Our children need to make mistakes to learn and grow. They need to understand where the boundaries are and how to navigate them. In a world where that exploration is taking place on line and not in the realm of human contact or verbal and non verbal communication they have a much tougher job than we ever did to make sense of it all. Finding yourself in a situation where you may be humiliated the world over within seconds is unimaginable to me let alone a young 17 year old not emotionally equipped to deal with the situation, nor should they have to be. The consequences of this new world can be devastating and horrific. In Daniel Perry every adult should see a bit of themselves, the bit that led them on their journey to adulthood. The bit that has been lost to his family and the bit that he will never know. I did not know Daniel Perry nor do i know his family but this story still makes me cry.
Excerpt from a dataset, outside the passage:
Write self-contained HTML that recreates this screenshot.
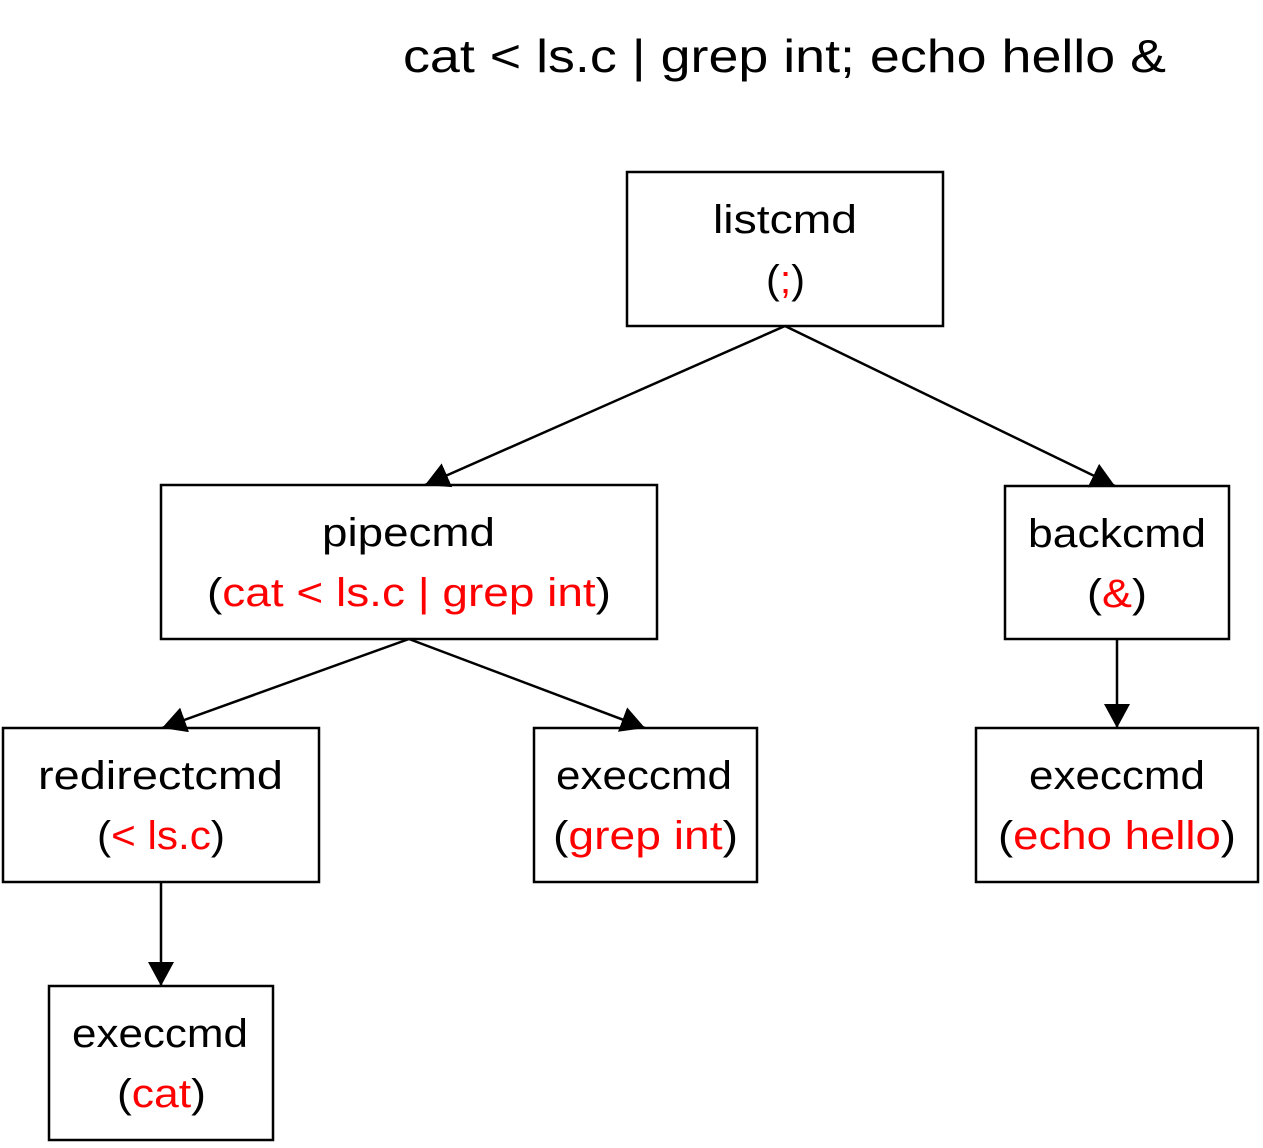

Society is a much poorer place for not having Daniel within it.  In a way I and every other adult was Daniel once. Now as a father I fear that my own children do not understand the emotional and human risks that come with their new world and more terrifying is whether I have the knowledge and skill to protect them from it without damaging their right live and learn. For many children they will be on their own testing and trusting in a pool of millions with cameras rather than the hundred or so in my year at school.

Learning to be a teenager in a society that revels in opportunities for our children to get it wrong so publicly is harder than any life i knew growing up and any teenager in the decades before me. So “The Kids have never had it so good”, tell that to Daniels parents and every teenager trying desperately to learn and grow in a world ready to despise yet be entertained by every error they may make.